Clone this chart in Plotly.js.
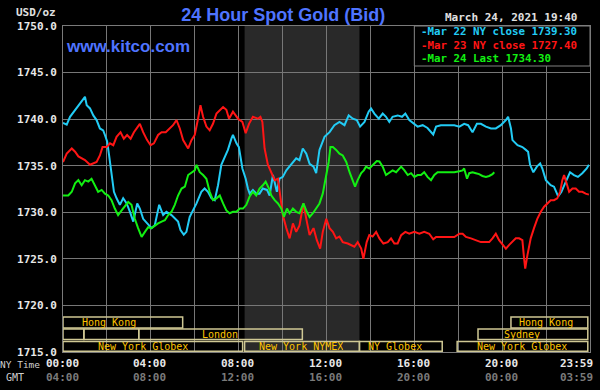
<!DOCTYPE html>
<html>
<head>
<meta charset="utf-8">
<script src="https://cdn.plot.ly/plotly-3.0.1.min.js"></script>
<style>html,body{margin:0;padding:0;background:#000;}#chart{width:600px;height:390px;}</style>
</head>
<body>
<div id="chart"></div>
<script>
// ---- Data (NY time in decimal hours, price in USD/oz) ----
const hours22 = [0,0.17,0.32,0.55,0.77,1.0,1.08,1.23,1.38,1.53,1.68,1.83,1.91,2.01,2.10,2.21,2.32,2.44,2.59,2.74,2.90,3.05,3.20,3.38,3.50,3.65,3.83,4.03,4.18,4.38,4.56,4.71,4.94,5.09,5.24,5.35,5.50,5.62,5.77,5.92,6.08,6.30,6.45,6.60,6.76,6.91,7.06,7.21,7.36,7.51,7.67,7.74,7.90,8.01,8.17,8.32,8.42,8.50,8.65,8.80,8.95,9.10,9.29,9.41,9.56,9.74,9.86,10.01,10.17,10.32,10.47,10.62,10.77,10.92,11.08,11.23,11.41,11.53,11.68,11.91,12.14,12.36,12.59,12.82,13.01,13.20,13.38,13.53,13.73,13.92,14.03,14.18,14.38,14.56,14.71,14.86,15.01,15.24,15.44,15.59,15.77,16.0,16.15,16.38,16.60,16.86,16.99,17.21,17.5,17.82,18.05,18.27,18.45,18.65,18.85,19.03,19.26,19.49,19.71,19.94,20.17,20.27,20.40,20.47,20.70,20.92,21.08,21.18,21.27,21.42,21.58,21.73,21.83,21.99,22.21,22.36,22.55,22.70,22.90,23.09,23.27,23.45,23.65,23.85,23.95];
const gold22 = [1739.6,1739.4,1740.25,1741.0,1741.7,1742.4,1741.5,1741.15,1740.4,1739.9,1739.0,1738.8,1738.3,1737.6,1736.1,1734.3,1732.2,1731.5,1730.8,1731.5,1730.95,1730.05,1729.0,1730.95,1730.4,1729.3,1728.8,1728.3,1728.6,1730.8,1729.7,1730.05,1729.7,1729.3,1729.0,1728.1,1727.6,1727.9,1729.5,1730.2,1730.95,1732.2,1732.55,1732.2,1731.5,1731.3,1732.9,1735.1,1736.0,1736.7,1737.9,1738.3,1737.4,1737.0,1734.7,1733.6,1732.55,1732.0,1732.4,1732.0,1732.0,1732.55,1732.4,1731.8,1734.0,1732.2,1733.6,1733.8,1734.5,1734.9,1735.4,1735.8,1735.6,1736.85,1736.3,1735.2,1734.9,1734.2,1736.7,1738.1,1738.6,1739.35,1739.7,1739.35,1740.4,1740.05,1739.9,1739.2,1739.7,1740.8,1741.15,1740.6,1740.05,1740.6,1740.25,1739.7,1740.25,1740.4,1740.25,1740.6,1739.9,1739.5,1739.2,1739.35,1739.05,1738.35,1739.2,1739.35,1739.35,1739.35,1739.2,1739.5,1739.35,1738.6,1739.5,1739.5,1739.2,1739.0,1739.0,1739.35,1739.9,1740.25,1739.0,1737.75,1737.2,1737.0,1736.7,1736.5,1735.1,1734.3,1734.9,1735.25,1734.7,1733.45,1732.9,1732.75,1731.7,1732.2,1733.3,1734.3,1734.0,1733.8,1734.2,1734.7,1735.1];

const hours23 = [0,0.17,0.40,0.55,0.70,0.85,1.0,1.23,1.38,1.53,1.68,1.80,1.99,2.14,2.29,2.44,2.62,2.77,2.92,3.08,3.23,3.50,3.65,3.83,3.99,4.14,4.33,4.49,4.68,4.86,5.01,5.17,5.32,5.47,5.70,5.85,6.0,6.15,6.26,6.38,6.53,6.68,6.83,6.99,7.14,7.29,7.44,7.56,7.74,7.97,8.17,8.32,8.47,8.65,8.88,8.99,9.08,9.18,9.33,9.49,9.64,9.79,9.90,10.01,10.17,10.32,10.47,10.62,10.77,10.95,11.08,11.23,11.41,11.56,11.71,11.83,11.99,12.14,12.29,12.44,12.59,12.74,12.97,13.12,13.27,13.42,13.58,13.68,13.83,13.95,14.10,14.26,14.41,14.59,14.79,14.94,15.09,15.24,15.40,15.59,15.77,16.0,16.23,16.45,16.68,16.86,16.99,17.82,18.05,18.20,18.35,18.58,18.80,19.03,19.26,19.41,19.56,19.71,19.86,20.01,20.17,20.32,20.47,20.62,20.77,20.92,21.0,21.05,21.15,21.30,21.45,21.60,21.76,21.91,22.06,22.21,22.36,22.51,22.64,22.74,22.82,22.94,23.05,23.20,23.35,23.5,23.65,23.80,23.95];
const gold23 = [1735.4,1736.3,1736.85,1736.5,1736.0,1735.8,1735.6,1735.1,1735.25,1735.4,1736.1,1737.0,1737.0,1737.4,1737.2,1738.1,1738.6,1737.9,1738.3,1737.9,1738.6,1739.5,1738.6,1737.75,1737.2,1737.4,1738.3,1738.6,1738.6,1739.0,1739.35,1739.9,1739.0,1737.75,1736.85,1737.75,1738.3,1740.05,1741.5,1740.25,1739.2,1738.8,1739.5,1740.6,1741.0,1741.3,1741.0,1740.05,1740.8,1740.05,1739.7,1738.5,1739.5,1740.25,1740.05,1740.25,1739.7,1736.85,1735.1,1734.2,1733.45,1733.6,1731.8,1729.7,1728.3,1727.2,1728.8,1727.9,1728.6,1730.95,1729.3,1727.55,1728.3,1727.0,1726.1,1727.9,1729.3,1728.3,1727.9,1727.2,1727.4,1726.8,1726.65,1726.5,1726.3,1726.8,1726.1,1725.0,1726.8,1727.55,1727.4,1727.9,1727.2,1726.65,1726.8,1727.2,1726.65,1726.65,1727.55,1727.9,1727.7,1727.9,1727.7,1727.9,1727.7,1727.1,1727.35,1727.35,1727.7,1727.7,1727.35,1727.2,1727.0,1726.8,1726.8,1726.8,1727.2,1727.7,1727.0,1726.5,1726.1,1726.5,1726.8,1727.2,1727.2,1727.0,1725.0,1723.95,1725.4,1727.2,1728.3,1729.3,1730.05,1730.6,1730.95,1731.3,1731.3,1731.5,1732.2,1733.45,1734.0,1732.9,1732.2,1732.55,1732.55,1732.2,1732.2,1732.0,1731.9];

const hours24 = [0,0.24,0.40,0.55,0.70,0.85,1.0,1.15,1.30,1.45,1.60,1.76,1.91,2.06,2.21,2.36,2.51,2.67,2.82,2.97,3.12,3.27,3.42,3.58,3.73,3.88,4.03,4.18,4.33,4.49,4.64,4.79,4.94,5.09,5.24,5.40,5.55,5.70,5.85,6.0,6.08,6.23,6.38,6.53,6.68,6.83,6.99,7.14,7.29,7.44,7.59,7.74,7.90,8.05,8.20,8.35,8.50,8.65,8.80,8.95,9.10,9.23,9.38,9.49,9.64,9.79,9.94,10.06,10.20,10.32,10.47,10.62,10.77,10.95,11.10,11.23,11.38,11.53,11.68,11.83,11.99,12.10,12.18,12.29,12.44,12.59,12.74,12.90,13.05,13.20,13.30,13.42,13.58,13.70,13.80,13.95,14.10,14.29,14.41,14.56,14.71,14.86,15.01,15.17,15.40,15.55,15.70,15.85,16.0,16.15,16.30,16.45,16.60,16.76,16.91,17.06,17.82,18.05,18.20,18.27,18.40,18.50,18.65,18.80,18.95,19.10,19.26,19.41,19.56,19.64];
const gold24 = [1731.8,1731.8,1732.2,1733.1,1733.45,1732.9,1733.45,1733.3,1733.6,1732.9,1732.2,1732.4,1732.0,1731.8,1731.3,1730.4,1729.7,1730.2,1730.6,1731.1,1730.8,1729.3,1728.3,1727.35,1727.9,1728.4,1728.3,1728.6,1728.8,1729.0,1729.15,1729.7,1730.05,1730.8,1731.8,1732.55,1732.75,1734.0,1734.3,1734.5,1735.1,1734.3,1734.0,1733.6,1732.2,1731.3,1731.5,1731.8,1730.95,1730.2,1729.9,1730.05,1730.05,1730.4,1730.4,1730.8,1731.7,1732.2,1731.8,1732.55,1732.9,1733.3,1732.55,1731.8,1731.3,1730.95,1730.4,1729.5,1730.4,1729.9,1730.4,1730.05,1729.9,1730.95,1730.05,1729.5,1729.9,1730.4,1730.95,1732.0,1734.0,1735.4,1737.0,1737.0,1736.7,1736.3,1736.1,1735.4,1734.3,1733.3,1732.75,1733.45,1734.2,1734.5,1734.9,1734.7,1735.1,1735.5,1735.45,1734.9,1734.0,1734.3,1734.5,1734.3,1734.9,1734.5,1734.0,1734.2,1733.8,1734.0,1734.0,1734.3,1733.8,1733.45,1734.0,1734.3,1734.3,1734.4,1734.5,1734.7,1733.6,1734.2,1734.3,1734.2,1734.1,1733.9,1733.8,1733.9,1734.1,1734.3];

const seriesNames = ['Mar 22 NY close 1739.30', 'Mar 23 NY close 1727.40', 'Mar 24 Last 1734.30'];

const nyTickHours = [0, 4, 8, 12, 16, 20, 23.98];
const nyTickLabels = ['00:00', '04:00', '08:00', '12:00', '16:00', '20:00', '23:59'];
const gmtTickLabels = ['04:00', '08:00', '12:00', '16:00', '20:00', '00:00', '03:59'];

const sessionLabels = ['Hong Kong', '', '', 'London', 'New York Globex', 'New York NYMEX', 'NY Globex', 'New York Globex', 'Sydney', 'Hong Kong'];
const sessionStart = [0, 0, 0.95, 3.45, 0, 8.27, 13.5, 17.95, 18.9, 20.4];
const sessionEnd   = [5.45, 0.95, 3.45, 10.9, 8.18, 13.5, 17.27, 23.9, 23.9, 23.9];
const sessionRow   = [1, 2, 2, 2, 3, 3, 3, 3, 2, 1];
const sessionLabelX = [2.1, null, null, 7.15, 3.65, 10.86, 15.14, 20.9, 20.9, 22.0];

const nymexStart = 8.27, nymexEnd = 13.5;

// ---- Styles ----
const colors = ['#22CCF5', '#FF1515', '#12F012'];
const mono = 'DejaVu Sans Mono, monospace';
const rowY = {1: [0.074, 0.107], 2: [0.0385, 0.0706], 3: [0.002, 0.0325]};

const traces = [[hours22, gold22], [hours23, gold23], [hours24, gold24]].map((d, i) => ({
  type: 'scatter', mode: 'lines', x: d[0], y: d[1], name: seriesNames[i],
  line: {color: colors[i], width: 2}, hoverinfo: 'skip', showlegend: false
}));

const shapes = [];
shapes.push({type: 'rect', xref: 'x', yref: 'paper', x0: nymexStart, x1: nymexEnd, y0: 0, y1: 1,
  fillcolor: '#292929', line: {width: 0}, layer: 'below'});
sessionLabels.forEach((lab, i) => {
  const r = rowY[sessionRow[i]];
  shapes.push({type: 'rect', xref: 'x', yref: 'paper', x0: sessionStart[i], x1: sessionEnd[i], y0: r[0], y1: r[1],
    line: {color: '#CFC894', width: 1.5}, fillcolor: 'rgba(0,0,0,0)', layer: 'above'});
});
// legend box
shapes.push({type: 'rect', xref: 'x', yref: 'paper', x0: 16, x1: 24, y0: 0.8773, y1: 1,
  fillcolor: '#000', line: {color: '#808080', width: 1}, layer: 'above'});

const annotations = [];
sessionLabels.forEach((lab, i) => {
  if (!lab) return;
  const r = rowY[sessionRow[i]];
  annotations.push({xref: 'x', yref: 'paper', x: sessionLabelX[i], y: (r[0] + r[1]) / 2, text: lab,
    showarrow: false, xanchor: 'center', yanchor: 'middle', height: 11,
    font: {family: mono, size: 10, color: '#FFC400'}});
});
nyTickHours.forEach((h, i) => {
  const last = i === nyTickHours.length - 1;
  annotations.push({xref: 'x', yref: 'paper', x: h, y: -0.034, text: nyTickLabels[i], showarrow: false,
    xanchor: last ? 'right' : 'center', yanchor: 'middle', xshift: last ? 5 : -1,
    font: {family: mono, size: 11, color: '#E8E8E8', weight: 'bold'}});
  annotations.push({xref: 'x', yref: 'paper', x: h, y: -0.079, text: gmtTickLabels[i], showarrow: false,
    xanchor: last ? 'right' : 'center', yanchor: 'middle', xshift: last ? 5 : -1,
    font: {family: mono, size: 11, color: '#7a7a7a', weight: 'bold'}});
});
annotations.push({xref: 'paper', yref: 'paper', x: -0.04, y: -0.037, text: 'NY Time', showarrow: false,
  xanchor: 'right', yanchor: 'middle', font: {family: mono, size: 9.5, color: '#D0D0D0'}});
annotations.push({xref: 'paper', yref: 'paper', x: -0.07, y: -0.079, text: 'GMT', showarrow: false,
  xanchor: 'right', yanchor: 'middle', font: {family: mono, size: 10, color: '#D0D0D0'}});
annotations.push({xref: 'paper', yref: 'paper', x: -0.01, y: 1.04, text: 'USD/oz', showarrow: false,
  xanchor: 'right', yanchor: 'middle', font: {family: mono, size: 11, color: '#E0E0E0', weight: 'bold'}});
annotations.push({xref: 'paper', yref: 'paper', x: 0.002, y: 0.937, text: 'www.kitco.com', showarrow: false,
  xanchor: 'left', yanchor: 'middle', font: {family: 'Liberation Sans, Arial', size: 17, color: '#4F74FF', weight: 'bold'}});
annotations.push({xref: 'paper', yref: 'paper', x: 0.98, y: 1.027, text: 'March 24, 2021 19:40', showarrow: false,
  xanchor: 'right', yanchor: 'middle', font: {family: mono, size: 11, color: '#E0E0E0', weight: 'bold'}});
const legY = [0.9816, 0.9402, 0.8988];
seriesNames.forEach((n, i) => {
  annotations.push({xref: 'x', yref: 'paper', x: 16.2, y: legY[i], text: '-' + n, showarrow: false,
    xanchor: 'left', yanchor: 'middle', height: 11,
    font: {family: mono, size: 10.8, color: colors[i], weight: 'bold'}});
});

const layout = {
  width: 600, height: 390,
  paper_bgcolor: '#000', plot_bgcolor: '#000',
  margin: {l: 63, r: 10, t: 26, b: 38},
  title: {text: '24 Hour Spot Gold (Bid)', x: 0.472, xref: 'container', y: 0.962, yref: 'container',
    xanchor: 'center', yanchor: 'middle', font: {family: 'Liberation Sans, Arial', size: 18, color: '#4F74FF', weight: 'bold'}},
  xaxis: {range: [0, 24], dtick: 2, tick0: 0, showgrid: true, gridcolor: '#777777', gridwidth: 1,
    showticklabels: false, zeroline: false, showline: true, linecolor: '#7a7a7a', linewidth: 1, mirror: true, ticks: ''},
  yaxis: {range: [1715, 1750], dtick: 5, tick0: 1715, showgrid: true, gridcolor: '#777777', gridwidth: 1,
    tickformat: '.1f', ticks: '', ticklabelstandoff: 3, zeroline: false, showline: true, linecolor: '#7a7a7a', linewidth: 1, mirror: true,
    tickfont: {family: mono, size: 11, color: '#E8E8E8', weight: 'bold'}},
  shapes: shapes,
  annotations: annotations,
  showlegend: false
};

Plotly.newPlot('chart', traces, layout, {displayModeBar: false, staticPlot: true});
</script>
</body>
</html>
*-*-*
What is asked — Say how many lines include the word "chart"; reply with the number alone.

Complete output — 4